Stated task = Write out the listing below exactly, and omit any images you find in it.

Dataset extract =
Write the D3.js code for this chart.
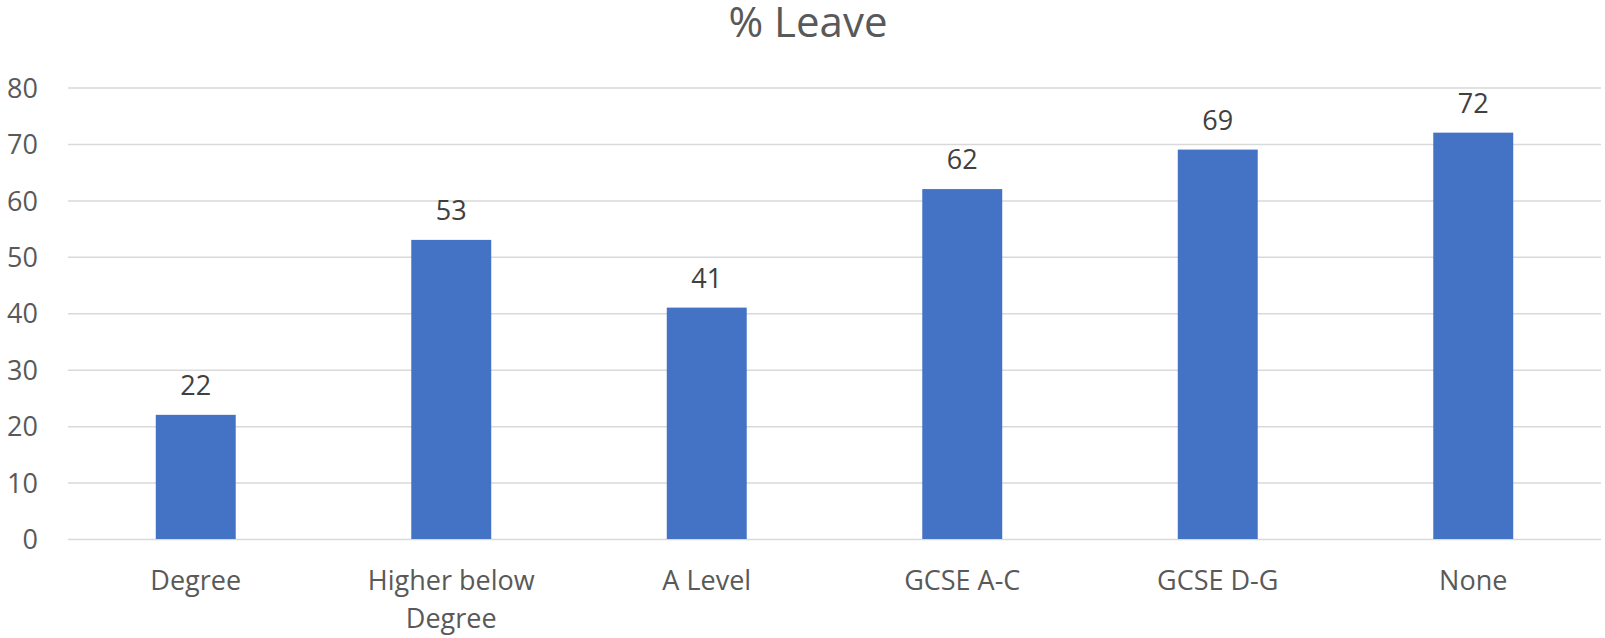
<!DOCTYPE html>
<html>
<head>
<meta charset="utf-8">
<script src="https://cdn.jsdelivr.net/npm/d3@7"></script>
<style>
  html, body { margin: 0; padding: 0; background: #fff; }
  svg { display: block; }
  text { font-family: "Open Sans", "Noto Sans", sans-serif; }
</style>
</head>
<body>
<svg id="chart" width="1605" height="638"></svg>
<script>
const categories = ["Degree", "Higher below Degree", "A Level", "GCSE A-C", "GCSE D-G", "None"];
const categoryLines = [["Degree"], ["Higher below", "Degree"], ["A Level"], ["GCSE A-C"], ["GCSE D-G"], ["None"]];
const values = [22, 53, 41, 62, 69, 72];
const yTicks = [0, 10, 20, 30, 40, 50, 60, 70, 80];
const title = "% Leave";

const svg = d3.select("#chart");
const mLeft = 68, mRight = 1601, mTop = 87.5, mBottom = 539;

const pi = 0.687;
const x = d3.scaleBand().domain(categories).range([mLeft, mRight]).paddingInner(pi).paddingOuter(pi / 2);
const y = d3.scaleLinear().domain([0, 80]).range([mBottom, mTop]);

// gridlines
const yAxis = d3.axisLeft(y).tickValues(yTicks).tickSize(-(mRight - mLeft)).tickPadding(30);
const gy = svg.append("g").attr("transform", `translate(${mLeft},0)`).call(yAxis);
gy.select(".domain").remove();
gy.selectAll(".tick line").attr("stroke", "#D9D9D9").attr("stroke-width", 1.5);
gy.selectAll(".tick text")
  .attr("fill", "#595959")
  .attr("font-size", 27)
  .attr("font-family", "Open Sans")
  .attr("x", -30)
  .attr("dy", "0.36em");

// bars
svg.append("g").selectAll("rect").data(values).join("rect")
  .attr("x", (d, i) => x(categories[i]))
  .attr("y", d => y(d))
  .attr("width", x.bandwidth())
  .attr("height", d => y(0) - y(d))
  .attr("fill", "#4472C4");

// data labels
svg.append("g").selectAll("text").data(values).join("text")
  .attr("x", (d, i) => x(categories[i]) + x.bandwidth() / 2)
  .attr("y", d => y(d) - 20)
  .attr("text-anchor", "middle")
  .attr("font-size", 27)
  .attr("fill", "#404040")
  .text(d => d);

// category labels
const cl = svg.append("g").selectAll("text").data(categories).join("text")
  .attr("text-anchor", "middle")
  .attr("font-size", 27)
  .attr("fill", "#595959")
  .attr("transform", d => `translate(${x(d) + x.bandwidth() / 2},590)`);
cl.each(function(d, i) {
  d3.select(this).selectAll("tspan").data(categoryLines[i]).join("tspan")
    .attr("x", 0)
    .attr("y", (t, j) => j * 38)
    .text(t => t);
});

// title
svg.append("text")
  .attr("x", 808)
  .attr("y", 37)
  .attr("text-anchor", "middle")
  .attr("font-size", 42)
  .attr("fill", "#595959")
  .text(title);
</script>
</body>
</html>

Solution to this problem =
Write the D3.js code for this chart.
<!DOCTYPE html>
<html>
<head>
<meta charset="utf-8">
<script src="https://cdn.jsdelivr.net/npm/d3@7"></script>
<style>
  html, body { margin: 0; padding: 0; background: #fff; }
  svg { display: block; }
  text { font-family: "Open Sans", "Noto Sans", sans-serif; }
</style>
</head>
<body>
<svg id="chart" width="1605" height="638"></svg>
<script>
const categories = ["Degree", "Higher below Degree", "A Level", "GCSE A-C", "GCSE D-G", "None"];
const categoryLines = [["Degree"], ["Higher below", "Degree"], ["A Level"], ["GCSE A-C"], ["GCSE D-G"], ["None"]];
const values = [22, 53, 41, 62, 69, 72];
const yTicks = [0, 10, 20, 30, 40, 50, 60, 70, 80];
const title = "% Leave";

const svg = d3.select("#chart");
const mLeft = 68, mRight = 1601, mTop = 87.5, mBottom = 539;

const pi = 0.687;
const x = d3.scaleBand().domain(categories).range([mLeft, mRight]).paddingInner(pi).paddingOuter(pi / 2);
const y = d3.scaleLinear().domain([0, 80]).range([mBottom, mTop]);

// gridlines
const yAxis = d3.axisLeft(y).tickValues(yTicks).tickSize(-(mRight - mLeft)).tickPadding(30);
const gy = svg.append("g").attr("transform", `translate(${mLeft},0)`).call(yAxis);
gy.select(".domain").remove();
gy.selectAll(".tick line").attr("stroke", "#D9D9D9").attr("stroke-width", 1.5);
gy.selectAll(".tick text")
  .attr("fill", "#595959")
  .attr("font-size", 27)
  .attr("font-family", "Open Sans")
  .attr("x", -30)
  .attr("dy", "0.36em");

// bars
svg.append("g").selectAll("rect").data(values).join("rect")
  .attr("x", (d, i) => x(categories[i]))
  .attr("y", d => y(d))
  .attr("width", x.bandwidth())
  .attr("height", d => y(0) - y(d))
  .attr("fill", "#4472C4");

// data labels
svg.append("g").selectAll("text").data(values).join("text")
  .attr("x", (d, i) => x(categories[i]) + x.bandwidth() / 2)
  .attr("y", d => y(d) - 20)
  .attr("text-anchor", "middle")
  .attr("font-size", 27)
  .attr("fill", "#404040")
  .text(d => d);

// category labels
const cl = svg.append("g").selectAll("text").data(categories).join("text")
  .attr("text-anchor", "middle")
  .attr("font-size", 27)
  .attr("fill", "#595959")
  .attr("transform", d => `translate(${x(d) + x.bandwidth() / 2},590)`);
cl.each(function(d, i) {
  d3.select(this).selectAll("tspan").data(categoryLines[i]).join("tspan")
    .attr("x", 0)
    .attr("y", (t, j) => j * 38)
    .text(t => t);
});

// title
svg.append("text")
  .attr("x", 808)
  .attr("y", 37)
  .attr("text-anchor", "middle")
  .attr("font-size", 42)
  .attr("fill", "#595959")
  .text(title);
</script>
</body>
</html>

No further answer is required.